Only Rep. Jim Hansen, R-Utah, came through the 1990 campaign with a surplus - $41,944 after waging a $194,844 race.
At least for Orton and Atwood, most of the money that their campaigns owe is to themselves and not others. Both are relatively wealthy and used personal funds heavily.
Atwood loaned her campaign $120,000 - which reports said had not been repaid, although the campaign had $12,988 of cash on hand. Orton loaned his campaign $63,964, which it has not repaid.
Meanwhile, Snow owes not only himself but also many others money.
Reports showed he loaned his campaign $7,050 from personal funds. He also personally guaranteed loans from Zion National Bank for another $32,500. He also guaranteed another $1,000 loan from Raymond Beckham (who ran for Congress in 1982), and another $1,000 loan from Provo resident Mary Killian.
That means Snow's campaign owes $41,550 in loans to himself and others. It also owes another $17,411 in bills to a variety of companies and individuals for advertising, printing, car rental, polling and consulting fees.
Snow also ended up donating $1,331 to his campaign after the election to help pay off its debts.
Snow, amazingly, has been able to attract more donations after the election so far to retire his debt than has Orton, the winner. Not counting the money Snow gave his campaign, he raised $5,778 in donations. Orton raised $4,010 - but as the winner should over time easily be able to raise enough money to retire his debt while Snow will likely find that difficult.
Loser Brunsdale has been able to raise only $1,020 after the election to help erase his relatively small debt - and all but $20 of that came from Utah millionaire Ian Cumming, who is known for his support of local Democrats.
Meanwhile, Hansen raised $2,475 after the election to add to his campaign surplus - with $1,750 coming from political action committees of special interests.
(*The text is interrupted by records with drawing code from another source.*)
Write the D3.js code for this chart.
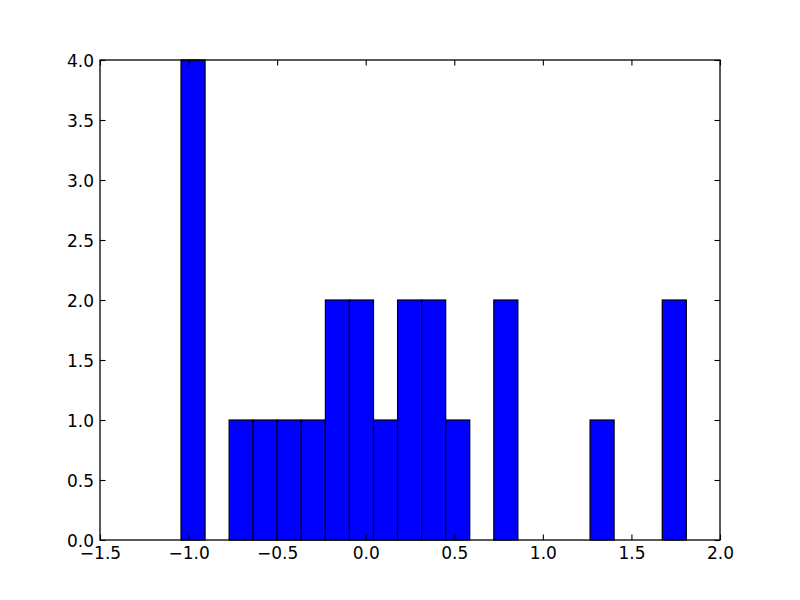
<!DOCTYPE html>
<html>
<head>
<meta charset="utf-8">
<script src="https://cdn.jsdelivr.net/npm/d3@7"></script>
<style>
  html, body { margin: 0; padding: 0; background: #fff; }
  svg { display: block; }
  text { font-family: "DejaVu Sans", sans-serif; font-size: 17px; fill: #000; }
</style>
</head>
<body>
<svg id="chart" width="800" height="600"></svg>
<script>
// Histogram bin edges (21 bins) and counts
const binEdges = [-1.0427, -0.9069, -0.7710, -0.6352, -0.4994, -0.3635, -0.2277, -0.0919,
  0.0440, 0.1798, 0.3156, 0.4515, 0.5873, 0.7231, 0.8590, 0.9948, 1.1306, 1.2665,
  1.4023, 1.5381, 1.6740, 1.8098];
const counts = [4, 0, 1, 1, 1, 1, 2, 2, 1, 2, 2, 1, 0, 2, 0, 0, 0, 1, 0, 0, 2];
const xTicks = [-1.5, -1.0, -0.5, 0.0, 0.5, 1.0, 1.5, 2.0];
const yTicks = [0.0, 0.5, 1.0, 1.5, 2.0, 2.5, 3.0, 3.5, 4.0];

(function () {
const svg = d3.select("#chart");
const pL = 100, pR = 720, pT = 60, pB = 540;
const x = d3.scaleLinear().domain([-1.5, 2.0]).range([pL, pR]);
const y = d3.scaleLinear().domain([0, 4]).range([pB, pT]);

const bins = counts.map((c, i) => ({ x0: binEdges[i], x1: binEdges[i + 1], c }));

svg.append("rect").attr("width", 800).attr("height", 600).attr("fill", "#fff");

svg.append("g").selectAll("rect").data(bins.filter(d => d.c > 0)).join("rect")
  .attr("x", d => x(d.x0))
  .attr("y", d => y(d.c))
  .attr("width", d => x(d.x1) - x(d.x0))
  .attr("height", d => y(0) - y(d.c))
  .attr("fill", "#0000ff")
  .attr("stroke", "#000")
  .attr("stroke-width", 1.2);

const fmt = v => d3.format(".1f")(v).replace("-", "\u2212");
const tl = 5.5;

const xb = d3.axisBottom(x).tickValues(xTicks).tickFormat(fmt).tickSizeInner(-tl).tickSizeOuter(0);
const gxb = svg.append("g").attr("transform", `translate(0,${pB})`).call(xb);
const xt = d3.axisTop(x).tickValues(xTicks).tickFormat("").tickSizeInner(-tl).tickSizeOuter(0);
const gxt = svg.append("g").attr("transform", `translate(0,${pT})`).call(xt);
const yl = d3.axisLeft(y).tickValues(yTicks).tickFormat(fmt).tickSizeInner(-tl).tickSizeOuter(0);
const gyl = svg.append("g").attr("transform", `translate(${pL},0)`).call(yl);
const yr = d3.axisRight(y).tickValues(yTicks).tickFormat("").tickSizeInner(-tl).tickSizeOuter(0);
const gyr = svg.append("g").attr("transform", `translate(${pR},0)`).call(yr);

[gxb, gxt, gyl, gyr].forEach(g => {
  g.attr("font-size", null).attr("font-family", null);
  g.select(".domain").remove();
  g.selectAll(".tick line").attr("stroke", "#000").attr("stroke-width", 1.1);
  g.selectAll("text").attr("fill", "#000");
});
gxb.selectAll("text").attr("y", 19).attr("dy", 0);
gyl.selectAll("text").attr("x", -6).attr("dy", "0.36em");

svg.append("rect")
  .attr("x", pL).attr("y", pT)
  .attr("width", pR - pL).attr("height", pB - pT)
  .attr("fill", "none").attr("stroke", "#000").attr("stroke-width", 1.3);
})();
</script>
</body>
</html>
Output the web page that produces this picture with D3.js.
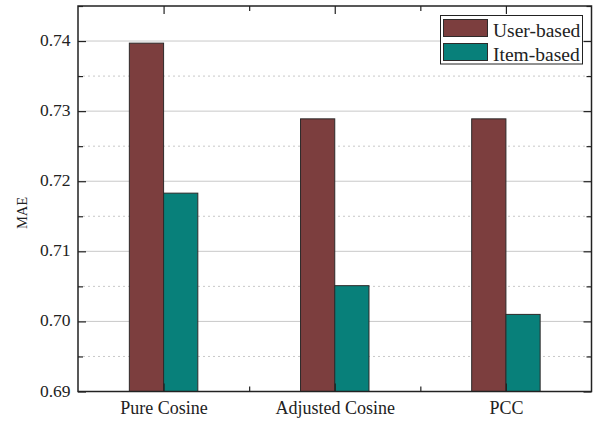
<!DOCTYPE html>
<html>
<head>
<meta charset="utf-8">
<script src="https://cdn.jsdelivr.net/npm/d3@7"></script>
<style>
  body { margin: 0; background: #fff; }
  svg { display: block; }
</style>
</head>
<body>
<svg id="chart" width="593" height="421"></svg>
<script>
// MAE of each similarity measure, user-based vs item-based CF
const categories = ["Pure Cosine", "Adjusted Cosine", "PCC"];
const seriesNames = ["User-based", "Item-based"];
const userBased = [0.7397, 0.7289, 0.7289];
const itemBased = [0.7183, 0.7051, 0.7010];
const yTicks = [0.69, 0.70, 0.71, 0.72, 0.73, 0.74];
const yMinorTicks = [0.695, 0.705, 0.715, 0.725, 0.735, 0.745];
const colors = ["#7c3e3e", "#08807a"];

const serif = "'Liberation Serif', 'Times New Roman', Times, serif";
const svg = d3.select("#chart").attr("font-family", serif);
const margin = { left: 78, right: 1.5, top: 6, bottom: 29.5 };
const W = 593, H = 421;
const x0 = margin.left, x1 = W - margin.right;
const yTop = margin.top, yBot = H - margin.bottom;

const x = d3.scaleBand().domain(categories).range([x0, x1]).paddingInner(0).paddingOuter(0);
const xs = d3.scaleBand().domain(seriesNames).range([0.3 * x.bandwidth(), 0.7 * x.bandwidth()]);
const y = d3.scaleLinear().domain([0.69, 0.745]).range([yBot, yTop]);

// grid
const grid = svg.append("g");
grid.selectAll("line.major").data(yTicks.slice(1)).join("line")
  .attr("x1", x0).attr("x2", x1)
  .attr("y1", d => y(d)).attr("y2", d => y(d))
  .attr("stroke", "#c8c8c8").attr("stroke-width", 1);
grid.selectAll("line.minor").data(yMinorTicks.slice(0, -1)).join("line")
  .attr("x1", x0).attr("x2", x1)
  .attr("y1", d => y(d)).attr("y2", d => y(d))
  .attr("stroke", "#c8c8c8").attr("stroke-width", 1).attr("stroke-dasharray", "2,3");

// bars
const series = [userBased, itemBased];
const groups = svg.append("g").selectAll("g").data(series).join("g")
  .attr("fill", (d, i) => colors[i]);
groups.each(function (vals, si) {
  d3.select(this).selectAll("rect").data(vals).join("rect")
    .attr("x", (d, i) => x(categories[i]) + xs(seriesNames[si]))
    .attr("width", xs.bandwidth())
    .attr("y", d => y(d))
    .attr("height", d => y(0.69) - y(d))
    .attr("stroke", "#2e2a2a").attr("stroke-width", 1);
});

// axes (ticks inward on all sides)
const axisColor = "#222";
const leftAxis = svg.append("g").attr("transform", `translate(${x0},0)`)
  .call(d3.axisRight(y).tickValues(yTicks).tickSize(8).tickFormat(""));
leftAxis.append("g").call(d3.axisRight(y).tickValues(yMinorTicks).tickSize(5).tickFormat(""));
const rightAxis = svg.append("g").attr("transform", `translate(${x1},0)`)
  .call(d3.axisLeft(y).tickValues(yTicks).tickSize(8).tickFormat(""));
rightAxis.append("g").call(d3.axisLeft(y).tickValues(yMinorTicks).tickSize(5).tickFormat(""));

const xc = d => x(d) + x.bandwidth() / 2;
const xMinor = categories.slice(1).map(c => x(c));
const xPos = d3.scaleLinear().domain([x0, x1]).range([x0, x1]);
const bottomAxis = svg.append("g").attr("transform", `translate(0,${yBot})`)
  .call(d3.axisTop(xPos).tickValues(categories.map(xc)).tickSize(8).tickFormat(""));
bottomAxis.append("g").call(d3.axisTop(xPos).tickValues(xMinor).tickSize(5).tickFormat(""));
const topAxis = svg.append("g").attr("transform", `translate(0,${yTop})`)
  .call(d3.axisBottom(xPos).tickValues(categories.map(xc)).tickSize(8).tickFormat(""));
topAxis.append("g").call(d3.axisBottom(xPos).tickValues(xMinor).tickSize(5).tickFormat(""));

svg.selectAll(".domain").remove();
svg.selectAll(".tick line").attr("stroke", axisColor).attr("stroke-width", 1.2);

// frame
svg.append("rect").attr("x", x0).attr("y", yTop)
  .attr("width", x1 - x0).attr("height", yBot - yTop)
  .attr("fill", "none").attr("stroke", axisColor).attr("stroke-width", 1.5);

// tick labels
const txt = sel => sel.attr("font-family", serif).attr("fill", "#222");
svg.append("g").selectAll("text").data(yTicks).join("text")
  .call(txt)
  .attr("x", x0 - 7.5).attr("y", d => y(d) + 5)
  .attr("text-anchor", "end").attr("font-size", 17.5)
  .text(d => d3.format(".2f")(d));
svg.append("g").selectAll("text").data(categories).join("text")
  .call(txt)
  .attr("x", d => xc(d) + 0.5).attr("y", 414)
  .attr("text-anchor", "middle").attr("font-size", 18)
  .text(d => d);

// y title
svg.append("text").call(txt)
  .attr("transform", `translate(27,213) rotate(-90)`)
  .attr("text-anchor", "middle").attr("font-size", 14.5)
  .text("MAE");

// legend
const lg = svg.append("g");
lg.append("rect").attr("x", 440.5).attr("y", 15.5).attr("width", 142).attr("height", 48.5)
  .attr("fill", "#fff").attr("stroke", "#222").attr("stroke-width", 1);
seriesNames.forEach((name, i) => {
  lg.append("rect").attr("x", 443.5).attr("y", 19.5 + i * 24).attr("width", 44).attr("height", 17)
    .attr("fill", colors[i]).attr("stroke", "#2e2a2a").attr("stroke-width", 1);
  lg.append("text").call(txt).attr("x", 493).attr("y", 36.5 + i * 24)
    .attr("font-size", 19.5).text(name);
});
</script>
</body>
</html>
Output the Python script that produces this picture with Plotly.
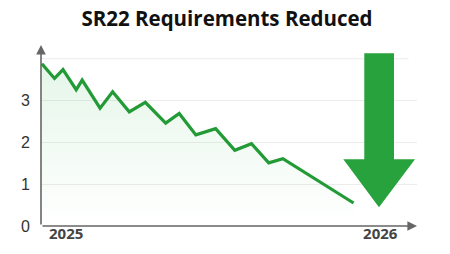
import plotly.graph_objects as go

# Data (x in fractional years, y in requirement units)
x_years = [2024.923, 2024.963, 2024.990, 2025.032, 2025.051, 2025.108, 2025.148,
           2025.201, 2025.252, 2025.317, 2025.360, 2025.413, 2025.476, 2025.537,
           2025.590, 2025.645, 2025.690, 2025.915]
y_values = [3.88, 3.53, 3.74, 3.26, 3.49, 2.82, 3.21, 2.73, 2.96, 2.46, 2.69,
            2.18, 2.33, 1.81, 1.97, 1.51, 1.61, 0.55]
x_tick_vals = [2025, 2026]
x_tick_text = ["2025", "2026"]
y_tick_vals = [0, 1, 2, 3]
y_tick_text = ["0", "1", "2", "3"]

W, H = 450, 254
ML, MR, MT, MB = 41, 33, 45, 28
X0, X1 = 2024.92, 2026.117
Y0, Y1 = 0, 4.33

GREEN = "#229a35"
ARROW_GREEN = "#28a23c"

fig = go.Figure()
fig.add_trace(go.Scatter(
    x=x_years, y=y_values, mode="lines",
    line=dict(color=GREEN, width=3.2),
    fill="tozeroy",
    fillgradient=dict(type="vertical",
                      colorscale=[[0, "rgba(40,180,70,0.0)"], [1, "rgba(40,180,70,0.12)"]]),
    hoverinfo="skip", showlegend=False,
))

# gridline at 4 (no label)
fig.add_shape(type="line", xref="x", yref="y", x0=X0, x1=2026.09, y0=4, y1=4,
              line=dict(color="#ececec", width=1), layer="below")

# big downward arrow in paper coordinates converted from pixel positions
pw = W - ML - MR
ph = H - MT - MB
def px(xp):
    return (xp - ML) / pw
def py(yp):
    return (H - MB - yp) / ph
pts = [(364.3, 53.3), (394, 53.3), (394, 159.3), (415, 159.3), (379, 207.3),
       (343.3, 159.3), (364.3, 159.3)]
path = "M " + " L ".join(f"{px(a):.4f},{py(b):.4f}" for a, b in pts) + " Z"
fig.add_shape(type="path", xref="paper", yref="paper", path=path,
              fillcolor=ARROW_GREEN, line=dict(width=0), layer="above")

# axis arrows
fig.add_annotation(xref="paper", yref="paper", x=1.0, y=0, ax=-pw, ay=0,
                   axref="pixel", ayref="pixel", text="", showarrow=True,
                   arrowhead=2, arrowsize=1.2, arrowwidth=1.6, arrowcolor="#666")
fig.add_annotation(xref="paper", yref="paper", x=0, y=1.0, ax=0, ay=ph,
                   axref="pixel", ayref="pixel", text="", showarrow=True,
                   arrowhead=2, arrowsize=1.2, arrowwidth=1.6, arrowcolor="#666")

fig.update_layout(
    width=W, height=H,
    margin=dict(l=ML, r=MR, t=MT, b=MB, autoexpand=False),
    paper_bgcolor="white", plot_bgcolor="white",
    title=dict(text="<b>SR22 Requirements Reduced</b>", x=227 / W, xanchor="center",
               y=1 - 18.5 / H, yanchor="middle",
               font=dict(family="Open Sans", size=20.5, color="#111")),
    xaxis=dict(range=[X0, X1], tickvals=x_tick_vals, ticktext=x_tick_text,
               showgrid=False, zeroline=False, showline=False, ticks="",
               automargin=False,
               tickfont=dict(family="Open Sans", size=15, color="#444", weight="bold"),
               ticklabelstandoff=-3),
    yaxis=dict(range=[Y0, Y1], tickvals=y_tick_vals, ticktext=y_tick_text,
               showgrid=True, gridcolor="#ececec", gridwidth=1, zeroline=False,
               showline=False, ticks="", automargin=False,
               tickfont=dict(family="Liberation Sans", size=16, color="#333"),
               ticklabelstandoff=10),
    font=dict(family="Open Sans"),
)
fig.write_html("out.html")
That included $500 from the PAC for the Williams Companies of Tulsa, Okla., which are co-owners of the Kern River Gas Transmission Co. It is seeking to build a controversial gas line that would pass through Davis County - where many residents oppose it, and have criticized Hansen for not fighting it harder.
Hansen spokesman Peter Jenks said the campaign refunded that check three weeks ago because the pipeline "is a sensitive subject, and we felt it would be appropriate to not accept it at this time."
Owens has raised $9,640 since the election, with $2,000 of that from PACs - including the American Stores PAC, K mart PAC and the Brotherhood of Railroad Signalmen PAC.